Tuesday, February 21, 2017

Ode to the Hater, Two Years Later

In the two years since I wrote this, nothing has occurred to cause me to rethink my preference for quadrupeds over bipeds.  In fact, most of what has occurred in the interim has simply ratified the correctness of my position...

...although I am pleased to report that in the two years since his other half died, Dempsey has continued to thrive.  Rosie has also.  Occasionally, when the weather permits it, Dempsey will spend his day lounging in the back yard.  Invariably, he spends a bit of time napping in or near the spot where Boo is buried - as if he is checking in with her to ensure her that he is OK but also letting her know that he has not forgotten her.  


Little Creature. Big Hole.

A bit of sad business crept inside the four walls of our little home yesterday.  One of our two cats, Boo, died.  As far as Margaret and I were able to tell, the little monster we affectionately referred to as "Six Pounds of Hate" because her beautifully-expressive face always made her appear as if she was mad as hell, simply had a heart attack or some such event.  

She was alive and well when Margaret and I went to bed Thursday night at a bit after 10:00 PM - and was in fact in her customary place flopping all over Rosie in Rosie's bed on the floor immediately adjacent to my side of the bed. However, when I walked through the hallway on my way to take a shower at 3:30 AM yesterday morning, I saw her motionless on the floor.  She was gone. 

Boo is/was one half of a great story.  She and her brother, Dempsey, were introduced into our home as newborn kittens, having been found in a box on the side of a road by Margaret's former husband, Bob, as he was on his way to perform electrical work at a customer's home.  Boo and Dempsey were so tiny that their eyes were barely open.  They knew not how to do anything for themselves and they had been taken from their mother at such an early age that she had not yet had the opportunity to teach them what they needed to know.  It fell therefore to Margaret and to Rob to take care of them.  And take care of them they did.  For the first several weeks of their lives, Margaret and Rob fed them them and, essentially, mothered them.  That was October, 2001. 

Over the course of the past thirteen and one-half years, Boo became what pets become, which was an integral part of the fabric of our life.  Her brother, Dempsey, is the single-most, un-catlike cat I have ever encountered in that he is incredibly people-friendly and at times almost desperate in his need for affection.  Boo?  She spent her life interacting with us humans who shared space with her on her terms.  Her physical frame was small - Dempsey is close to twice her size - but her spirit was big. 

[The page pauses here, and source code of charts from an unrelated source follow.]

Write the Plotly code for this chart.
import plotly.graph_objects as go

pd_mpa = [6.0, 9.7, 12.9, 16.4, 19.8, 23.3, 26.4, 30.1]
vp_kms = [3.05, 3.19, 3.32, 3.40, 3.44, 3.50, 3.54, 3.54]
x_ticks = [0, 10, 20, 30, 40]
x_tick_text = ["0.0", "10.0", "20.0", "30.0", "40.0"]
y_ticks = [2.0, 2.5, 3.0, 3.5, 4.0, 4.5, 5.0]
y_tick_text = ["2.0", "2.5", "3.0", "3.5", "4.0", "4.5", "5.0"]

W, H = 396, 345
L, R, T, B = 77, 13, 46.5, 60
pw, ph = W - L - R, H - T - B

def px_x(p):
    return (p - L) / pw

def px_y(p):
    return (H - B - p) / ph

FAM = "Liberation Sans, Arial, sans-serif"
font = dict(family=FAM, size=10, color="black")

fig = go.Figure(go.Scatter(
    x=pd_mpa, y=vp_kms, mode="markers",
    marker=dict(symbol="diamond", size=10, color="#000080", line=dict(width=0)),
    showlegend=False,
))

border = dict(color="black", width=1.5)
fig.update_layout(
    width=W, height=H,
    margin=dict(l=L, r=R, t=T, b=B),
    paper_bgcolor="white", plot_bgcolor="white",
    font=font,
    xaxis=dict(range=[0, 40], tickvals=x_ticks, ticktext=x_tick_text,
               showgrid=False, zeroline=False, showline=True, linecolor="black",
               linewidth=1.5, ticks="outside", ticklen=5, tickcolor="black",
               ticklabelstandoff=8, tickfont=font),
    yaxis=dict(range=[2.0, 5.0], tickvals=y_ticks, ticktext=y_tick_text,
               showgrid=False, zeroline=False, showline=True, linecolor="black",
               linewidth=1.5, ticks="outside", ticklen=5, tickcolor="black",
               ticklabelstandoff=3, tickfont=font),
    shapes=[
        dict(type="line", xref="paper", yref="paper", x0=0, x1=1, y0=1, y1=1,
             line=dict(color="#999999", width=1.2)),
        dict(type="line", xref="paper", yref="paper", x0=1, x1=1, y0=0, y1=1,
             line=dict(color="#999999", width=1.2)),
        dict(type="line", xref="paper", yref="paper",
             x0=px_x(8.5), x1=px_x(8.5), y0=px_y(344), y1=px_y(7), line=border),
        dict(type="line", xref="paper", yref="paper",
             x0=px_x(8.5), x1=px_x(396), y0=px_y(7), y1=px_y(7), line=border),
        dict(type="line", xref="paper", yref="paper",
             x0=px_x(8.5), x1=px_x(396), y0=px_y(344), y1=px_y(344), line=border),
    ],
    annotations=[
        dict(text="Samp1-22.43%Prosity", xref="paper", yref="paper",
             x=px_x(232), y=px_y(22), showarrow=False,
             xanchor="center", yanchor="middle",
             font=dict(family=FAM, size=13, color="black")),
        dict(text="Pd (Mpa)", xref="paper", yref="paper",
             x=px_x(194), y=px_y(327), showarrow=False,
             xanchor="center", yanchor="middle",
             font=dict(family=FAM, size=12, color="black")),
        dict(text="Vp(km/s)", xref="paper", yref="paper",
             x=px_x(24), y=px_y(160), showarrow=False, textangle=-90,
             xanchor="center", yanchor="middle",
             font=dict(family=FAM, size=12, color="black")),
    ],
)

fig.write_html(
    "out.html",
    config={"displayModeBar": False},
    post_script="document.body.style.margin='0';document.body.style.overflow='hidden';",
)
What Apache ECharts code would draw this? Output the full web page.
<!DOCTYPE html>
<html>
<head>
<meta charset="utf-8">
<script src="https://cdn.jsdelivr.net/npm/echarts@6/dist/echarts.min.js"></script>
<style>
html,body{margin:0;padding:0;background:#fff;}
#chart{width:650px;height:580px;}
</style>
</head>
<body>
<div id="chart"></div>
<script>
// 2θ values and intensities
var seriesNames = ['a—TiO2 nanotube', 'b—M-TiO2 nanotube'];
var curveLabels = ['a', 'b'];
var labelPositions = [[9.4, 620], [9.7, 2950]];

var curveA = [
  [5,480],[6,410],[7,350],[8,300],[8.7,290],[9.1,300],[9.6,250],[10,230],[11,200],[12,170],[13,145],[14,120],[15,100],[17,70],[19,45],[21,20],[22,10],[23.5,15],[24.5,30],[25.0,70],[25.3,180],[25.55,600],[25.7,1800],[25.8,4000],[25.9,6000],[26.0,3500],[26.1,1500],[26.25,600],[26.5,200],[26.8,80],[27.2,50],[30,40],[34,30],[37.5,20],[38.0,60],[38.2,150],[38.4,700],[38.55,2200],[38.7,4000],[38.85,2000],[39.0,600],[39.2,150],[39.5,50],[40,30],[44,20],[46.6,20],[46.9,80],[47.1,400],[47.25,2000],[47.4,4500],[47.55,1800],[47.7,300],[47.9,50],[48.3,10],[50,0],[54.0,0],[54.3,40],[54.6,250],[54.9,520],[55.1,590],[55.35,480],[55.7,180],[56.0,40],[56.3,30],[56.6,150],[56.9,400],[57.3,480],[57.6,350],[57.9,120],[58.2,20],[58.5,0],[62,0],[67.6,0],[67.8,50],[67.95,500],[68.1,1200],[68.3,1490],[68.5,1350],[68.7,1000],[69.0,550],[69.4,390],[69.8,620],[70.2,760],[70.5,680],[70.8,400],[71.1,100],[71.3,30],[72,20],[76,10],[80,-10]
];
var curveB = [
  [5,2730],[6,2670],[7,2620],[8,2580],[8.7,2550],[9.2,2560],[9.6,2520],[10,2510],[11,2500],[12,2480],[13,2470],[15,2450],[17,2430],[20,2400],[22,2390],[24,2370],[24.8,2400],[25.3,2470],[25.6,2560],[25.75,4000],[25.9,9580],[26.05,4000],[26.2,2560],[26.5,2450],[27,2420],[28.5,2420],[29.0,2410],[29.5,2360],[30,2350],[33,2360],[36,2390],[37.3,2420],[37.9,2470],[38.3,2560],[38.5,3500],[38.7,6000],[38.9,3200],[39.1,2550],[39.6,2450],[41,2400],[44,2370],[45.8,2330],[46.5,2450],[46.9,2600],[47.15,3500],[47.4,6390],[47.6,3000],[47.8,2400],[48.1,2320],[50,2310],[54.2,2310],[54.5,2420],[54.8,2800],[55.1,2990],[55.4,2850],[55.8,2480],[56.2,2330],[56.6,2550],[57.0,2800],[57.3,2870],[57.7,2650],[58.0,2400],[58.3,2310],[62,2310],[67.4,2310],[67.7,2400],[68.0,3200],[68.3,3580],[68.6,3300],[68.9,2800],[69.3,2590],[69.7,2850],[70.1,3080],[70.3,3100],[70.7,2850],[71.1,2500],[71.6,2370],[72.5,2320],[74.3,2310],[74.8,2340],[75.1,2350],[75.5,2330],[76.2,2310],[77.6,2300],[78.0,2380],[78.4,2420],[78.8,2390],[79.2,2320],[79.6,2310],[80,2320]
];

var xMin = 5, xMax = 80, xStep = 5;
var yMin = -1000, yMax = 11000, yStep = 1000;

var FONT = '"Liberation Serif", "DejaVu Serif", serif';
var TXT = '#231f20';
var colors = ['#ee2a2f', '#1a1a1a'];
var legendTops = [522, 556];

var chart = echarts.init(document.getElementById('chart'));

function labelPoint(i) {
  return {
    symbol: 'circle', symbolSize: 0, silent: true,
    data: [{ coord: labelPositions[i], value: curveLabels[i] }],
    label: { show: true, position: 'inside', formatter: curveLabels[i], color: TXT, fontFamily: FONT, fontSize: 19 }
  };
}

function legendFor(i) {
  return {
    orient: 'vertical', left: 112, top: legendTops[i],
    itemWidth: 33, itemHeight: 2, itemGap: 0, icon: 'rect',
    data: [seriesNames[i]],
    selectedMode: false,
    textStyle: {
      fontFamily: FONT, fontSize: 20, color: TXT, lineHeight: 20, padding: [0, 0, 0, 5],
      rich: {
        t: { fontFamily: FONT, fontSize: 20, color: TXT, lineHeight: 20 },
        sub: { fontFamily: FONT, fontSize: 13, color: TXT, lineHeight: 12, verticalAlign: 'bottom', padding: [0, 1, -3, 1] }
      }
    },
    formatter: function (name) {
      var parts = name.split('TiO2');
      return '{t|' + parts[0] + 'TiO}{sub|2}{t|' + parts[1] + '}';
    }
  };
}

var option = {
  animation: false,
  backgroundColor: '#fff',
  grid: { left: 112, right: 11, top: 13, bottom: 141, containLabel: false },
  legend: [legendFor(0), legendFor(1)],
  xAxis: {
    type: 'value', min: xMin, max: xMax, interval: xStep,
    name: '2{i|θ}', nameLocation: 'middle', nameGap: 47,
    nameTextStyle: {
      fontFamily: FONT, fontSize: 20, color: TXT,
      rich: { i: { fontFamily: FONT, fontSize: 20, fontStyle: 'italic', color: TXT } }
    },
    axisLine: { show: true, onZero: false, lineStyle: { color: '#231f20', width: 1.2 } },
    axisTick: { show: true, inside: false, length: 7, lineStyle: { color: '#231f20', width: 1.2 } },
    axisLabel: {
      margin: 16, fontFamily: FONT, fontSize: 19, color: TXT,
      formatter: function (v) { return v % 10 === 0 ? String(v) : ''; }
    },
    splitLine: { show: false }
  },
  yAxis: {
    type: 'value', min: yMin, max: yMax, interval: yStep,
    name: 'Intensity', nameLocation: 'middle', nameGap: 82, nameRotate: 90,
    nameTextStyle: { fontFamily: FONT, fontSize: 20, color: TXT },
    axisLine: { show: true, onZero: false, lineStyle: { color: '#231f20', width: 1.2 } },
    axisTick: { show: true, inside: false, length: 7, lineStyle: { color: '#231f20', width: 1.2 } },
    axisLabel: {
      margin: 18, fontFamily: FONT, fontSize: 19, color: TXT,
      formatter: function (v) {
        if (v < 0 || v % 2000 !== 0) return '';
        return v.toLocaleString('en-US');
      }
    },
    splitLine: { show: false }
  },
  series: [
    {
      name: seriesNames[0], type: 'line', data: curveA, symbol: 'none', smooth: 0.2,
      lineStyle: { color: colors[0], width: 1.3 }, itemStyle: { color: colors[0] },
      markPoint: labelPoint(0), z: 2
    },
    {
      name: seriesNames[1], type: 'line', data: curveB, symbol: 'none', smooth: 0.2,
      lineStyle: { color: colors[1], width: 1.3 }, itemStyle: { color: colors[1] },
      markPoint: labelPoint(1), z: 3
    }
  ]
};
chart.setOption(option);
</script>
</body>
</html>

I far prefer the company of animals to the company of human beings.  Nary a day goes by during which - on at least one occasion - I do not have to suppress my "I Want to Punch That M*ther F*cker in the Larynx" reflex while interacting with other humans.  I have never had to do so  - not once - with any of the animals with whom I have been fortunate enough to share space.  

I know not what will happen to Dempsey now - although I am worried about him.  He and his sister spent the past thirteen and one-half years essentially intertwined.  Now, she is gone.  I know not whether his little feline brain can actually process "loss" and whether he understands to any degree whatsoever what has happened.  

I worry about Rosie too.  She has lived in the company of cats her entire life.  This photograph from May 2008, when Rosie was less than one year old, features Boo, Dempsey and Rosie as they often are/were:  together.  It is among my favorites - admittedly in large part due to the fact that each one's eyes are drawn to something completely different.

Boo kept those of us of the bi-ped persuasion at arm's length.  Yet, she had a soft spot in her little heart for Rosie.  They slept together at night and Boo made sure to spend a portion of her day, every day, nuzzling with her hairy, canine half-sister.  On one particular occasion, she allowed Rosie to return the favor of using her as a pillow.


The great, sagacious Dr. Seuss instructed us, "Don't cry because it's over, smile because it happened."  It certainly did.

Every day for the past thirteen and one-half years.